Cette fois, c'est l'université le lieu du crime, en particulier le prestigieux département de littérature de
l'université de Jérusalem, lieu bien connu par l'écrivain car c'est là qu'elle a fait ses études et a travaillé. Et aussi le commissaire Michael Ohayon : il a fait là-bas ses études (chose qu'à
la police, on lui « reproche » souvent, « on n'est pas à l'université ici » répète son chef de temps en temps.
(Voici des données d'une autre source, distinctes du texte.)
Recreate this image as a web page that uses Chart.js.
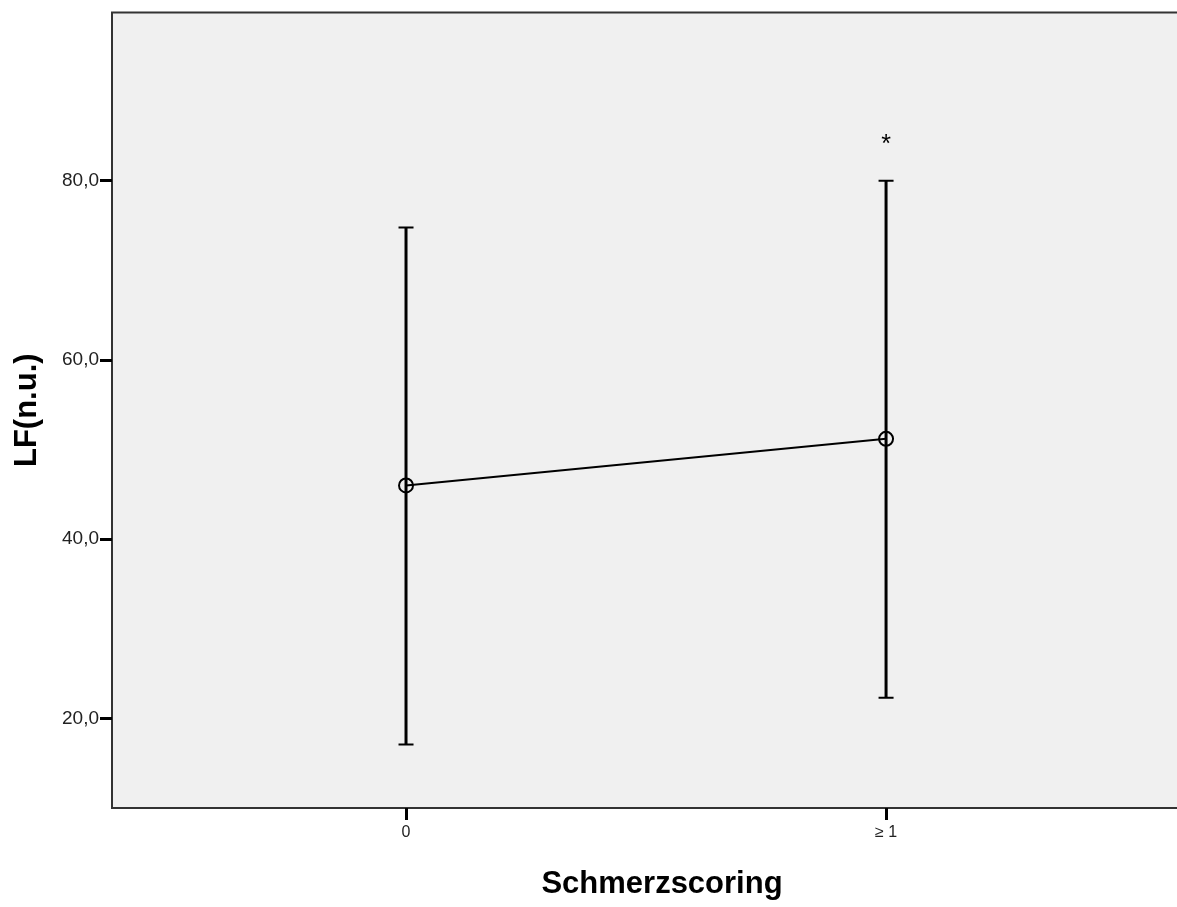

Deux assassinats endeuillent, au cours d'un même week-end, le département. Ohayon qui accompagnait son fils à un
stage de plongée en mer, est par hasard sur les lieux du premier drame : un jeune et brillant assistant de littérature est retrouvé noyé, empoisonné par du monoxyde de carbone volontairement mis
dans ses bouteilles. Il revenait des États-Unis totalement transformé par ce qu'il y avait trouvé, disent ses collègues, qui ne savent pas ce qu'il avait trouvé... La préméditation ne fait aucun
doute. Un autre éminent spécialiste est découvert battu à mort avec un soin particulier mis à le défigurer. Pour le commissaire, nul doute que ces meurtres sont liés. Peut-on, dans certains
milieux, tuer pour d'autres raisons que l'amour, le pouvoir ou l'argent ? Ce n'est pas facile de sortir du lot parmi les poètes et les critiques littéraires (comme l'était aussi Batya
Gour).
On peut dire que Ohayon va pénétrer, comme dans ses précédentes enquêtes, dans un lieu secret, replié sur lui-même,
constitué de codes et d'interdits. Si Ido était un jeune homme aimé de tous, en revanche Tirosh le « maître », le grand poète, était loin de faire l'unanimité, même si pour certains on peut
parler d'« adoration » envers lui. En démêlant l'écheveau complexe des relations, Ohayon s'apercevra que, là comme ailleurs, il a le choix des pistes : entre l'envie, la luxure, le vol et
l'adultère, ou alors est-ce encore autre chose ?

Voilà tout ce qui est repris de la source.